25% of the manufacturing workforce is over 55, and 70% of critical process knowledge has never been written down. The tribal knowledge crisis isn't coming — it's here.

Mojtaba Cazi · Founder & CEO, BrixIQMarch 18, 20267 min read

Every manufacturing shop has one. The person who knows that Machine 4 pulls slightly left after warmup. Who remembers which supplier's material certs always have the wrong units. Who can hear a bearing going bad before any sensor picks it up.

In most shops, that person is 58 years old, and they've never written any of it down.

The Numbers Are Worse Than You Think

This isn't a future problem. According to Deloitte and the Manufacturing Institute, 2.8 million manufacturing workers will retire by 2033. A quarter of the current workforce is already over 55 — up from 14% in 2000.

Here's the part that should keep quality leaders up at night: an estimated 70% of critical operational knowledge in manufacturing is undocumented. It lives in people's heads, in habits, in the muscle memory of someone who's done the same job for three decades.

When that person leaves, the knowledge leaves with them. Not gradually — all at once, on their last Friday.

This Has Happened Before (Expensively)

If you think this is theoretical, consider what happened to the U.S. Department of Energy. After experienced engineers retired from the nuclear weapons program, the government spent $69 million and five years trying to re-learn how to manufacture components that previous teams had built routinely. The knowledge wasn't classified or complex in an academic sense — it was practical, hands-on expertise that nobody had thought to document.
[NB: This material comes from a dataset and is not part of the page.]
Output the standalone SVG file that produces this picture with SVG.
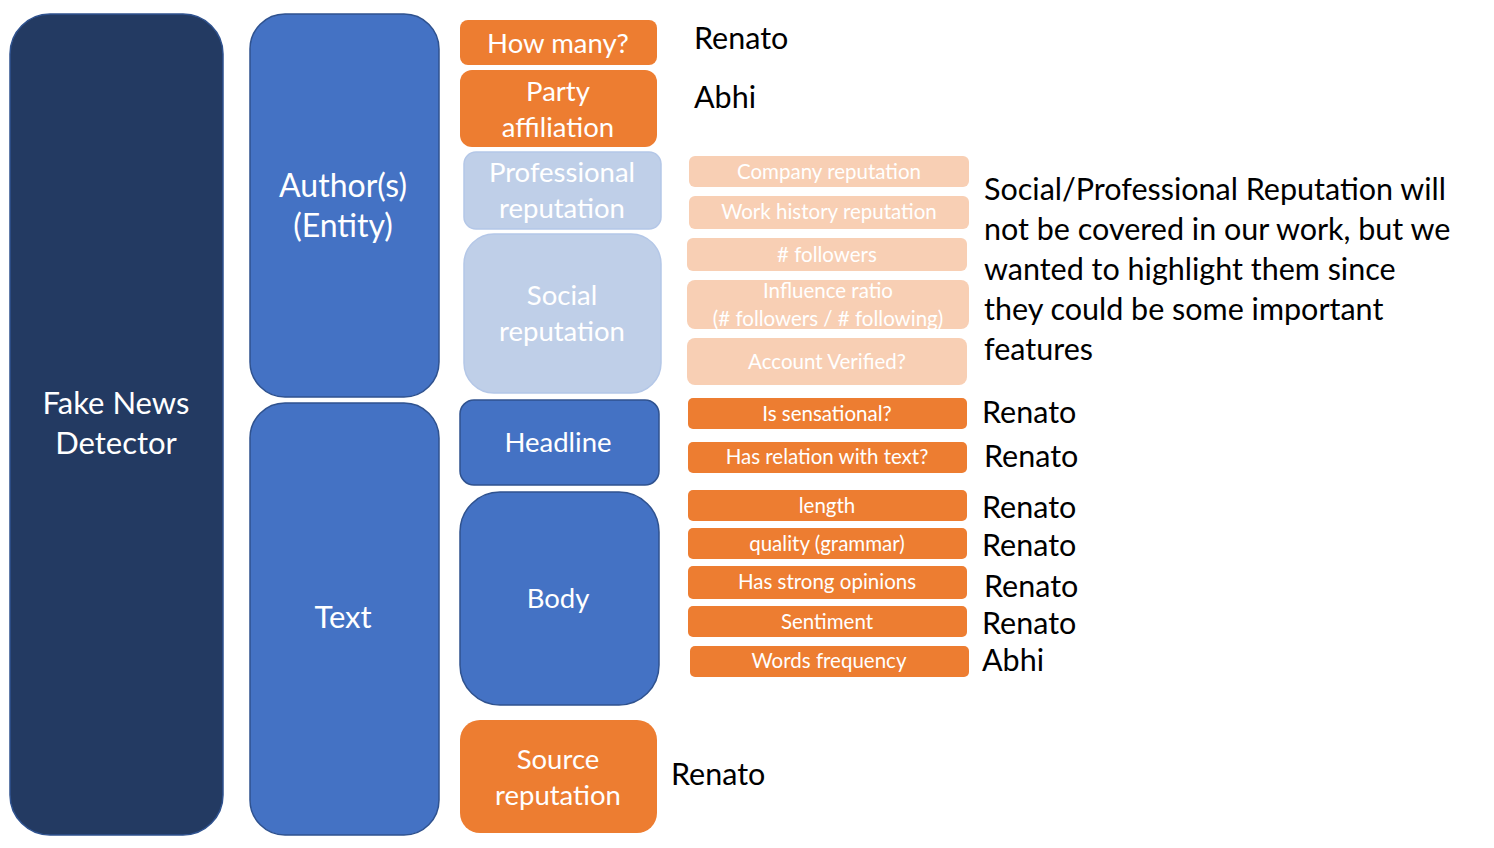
<svg xmlns="http://www.w3.org/2000/svg" width="1494" height="848" viewBox="0 0 1494 848">
<style>
text{font-family:"Lato","Liberation Sans",sans-serif}
.w{fill:#fff;text-anchor:middle}
.big{font-size:31px}
.mid{font-size:27.5px}
.sm{font-size:20.5px}
.k{fill:#000;font-size:30.5px}
.navy{fill:#233A62;stroke:#2F528F;stroke-width:1.5}
.blue{fill:#4472C4;stroke:#2F528F;stroke-width:1.5}
.lblue{fill:#BFCFE8;stroke:#B4C7E7;stroke-width:1.5}
.or{fill:#ED7D31}
.lor{fill:#F8CFB4}
</style>
<rect width="1494" height="848" fill="#fff"/>
<g id="fake-news-detector"><rect class="navy" x="10" y="14" width="213" height="821" rx="40"/><text class="w big" x="116" y="414">Fake News</text><text class="w big" x="116" y="454">Detector</text></g>
<g id="authors"><rect class="blue" x="250" y="14" width="189" height="383" rx="35"/><text class="w big" x="343" y="197" style="font-size:32px">Author(s)</text><text class="w big" x="343" y="237" style="font-size:32px">(Entity)</text></g>
<g id="text"><rect class="blue" x="250" y="403" width="189" height="432" rx="35"/><text class="w big" x="343" y="628">Text</text></g>
<g id="how-many"><rect class="or" x="460" y="20" width="197" height="45" rx="8"/><text class="w mid" x="558" y="53">How many?</text></g>
<g id="party"><rect class="or" x="460" y="70" width="197" height="77" rx="12"/><text class="w mid" x="558" y="101">Party</text><text class="w mid" x="558" y="137">affiliation</text></g>
<g id="professional"><rect class="lblue" x="464" y="152" width="197" height="77" rx="12"/><text class="w mid" x="562" y="182">Professional</text><text class="w mid" x="562" y="218">reputation</text></g>
<g id="social"><rect class="lblue" x="464" y="234" width="197" height="159" rx="30"/><text class="w mid" x="562" y="305">Social</text><text class="w mid" x="562" y="341">reputation</text></g>
<g id="headline"><rect class="blue" x="460" y="400" width="199" height="85" rx="14"/><text class="w mid" x="558" y="452">Headline</text></g>
<g id="body"><rect class="blue" x="460" y="492" width="199" height="213" rx="40"/><text class="w mid" x="558" y="608">Body</text></g>
<g id="source"><rect class="or" x="460" y="720" width="197" height="113" rx="20"/><text class="w mid" x="558" y="769">Source</text><text class="w mid" x="558" y="805">reputation</text></g>
<g id="company"><rect class="lor" x="689" y="156" width="280" height="31" rx="6"/><text class="w sm" x="829" y="179">Company reputation</text></g>
<g id="work"><rect class="lor" x="689" y="196" width="280" height="33" rx="6"/><text class="w sm" x="829" y="219">Work history reputation</text></g>
<g id="followers"><rect class="lor" x="687" y="238" width="280" height="33" rx="6"/><text class="w sm" x="827" y="262"># followers</text></g>
<g id="influence"><rect class="lor" x="687" y="280" width="282" height="49" rx="8"/><text class="w sm" x="828" y="298">Influence ratio</text><text class="w sm" x="828" y="326">(# followers / # following)</text></g>
<g id="verified"><rect class="lor" x="687" y="338" width="280" height="47" rx="8"/><text class="w sm" x="827" y="369">Account Verified?</text></g>
<g id="sensational"><rect class="or" x="688" y="398" width="279" height="31" rx="5"/><text class="w sm" x="827" y="421">Is sensational?</text></g>
<g id="relation"><rect class="or" x="688" y="442" width="279" height="31" rx="5"/><text class="w sm" x="827" y="464">Has relation with text?</text></g>
<g id="length"><rect class="or" x="688" y="490" width="279" height="31" rx="5"/><text class="w sm" x="827" y="513">length</text></g>
<g id="quality"><rect class="or" x="688" y="528" width="279" height="31" rx="5"/><text class="w sm" x="827" y="551">quality (grammar)</text></g>
<g id="opinions"><rect class="or" x="688" y="566" width="279" height="33" rx="5"/><text class="w sm" x="827" y="589">Has strong opinions</text></g>
<g id="sentiment"><rect class="or" x="688" y="606" width="279" height="31" rx="5"/><text class="w sm" x="827" y="629">Sentiment</text></g>
<g id="words"><rect class="or" x="690" y="646" width="279" height="31" rx="5"/><text class="w sm" x="829" y="668">Words frequency</text></g>
<g id="labels">
<text class="k" x="694" y="49">Renato</text>
<text class="k" x="694" y="108">Abhi</text>
<text class="k" x="982" y="423">Renato</text>
<text class="k" x="984" y="467">Renato</text>
<text class="k" x="982" y="518">Renato</text>
<text class="k" x="982" y="556">Renato</text>
<text class="k" x="984" y="597">Renato</text>
<text class="k" x="982" y="634">Renato</text>
<text class="k" x="982" y="671">Abhi</text>
<text class="k" x="671" y="785">Renato</text>
</g>
<g id="note">
<text class="k" x="984" y="200">Social/Professional Reputation will</text>
<text class="k" x="984" y="240">not be covered in our work, but we</text>
<text class="k" x="984" y="280">wanted to highlight them since</text>
<text class="k" x="984" y="320">they could be some important</text>
<text class="k" x="984" y="360">features</text>
</g>
<g id="connectors"/>
</svg>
Boeing has repeatedly brought retired mechanics out of retirement because critical assembly knowledge walked out the door with them.

Closer to the shop floor, a mid-size injection molding operation in Ohio lost a 27-year veteran operator and watched their scrap rates double within weeks. The operator had been making micro-adjustments to equipment throughout each shift — compensations so subtle and automatic that neither he nor his supervisors had ever articulated them as a "process."

Why "Just Document Everything" Doesn't Work

The obvious answer — make people write things down before they leave — sounds reasonable and almost never works. There are a few reasons:

People can't articulate what they know intuitively. Ask a veteran operator how they know when a plating bath is off, and you'll get "it just looks different." That's not evasion — it's the nature of tacit knowledge. Experts have internalized patterns so deeply that they can't decompose them into steps.

People don't want to make themselves replaceable. This is uncomfortable to say, but it's real. In shops where layoffs happen, being the person who "knows everything" is job security. Asking someone to transfer that advantage into a document is asking them to work against their own interest.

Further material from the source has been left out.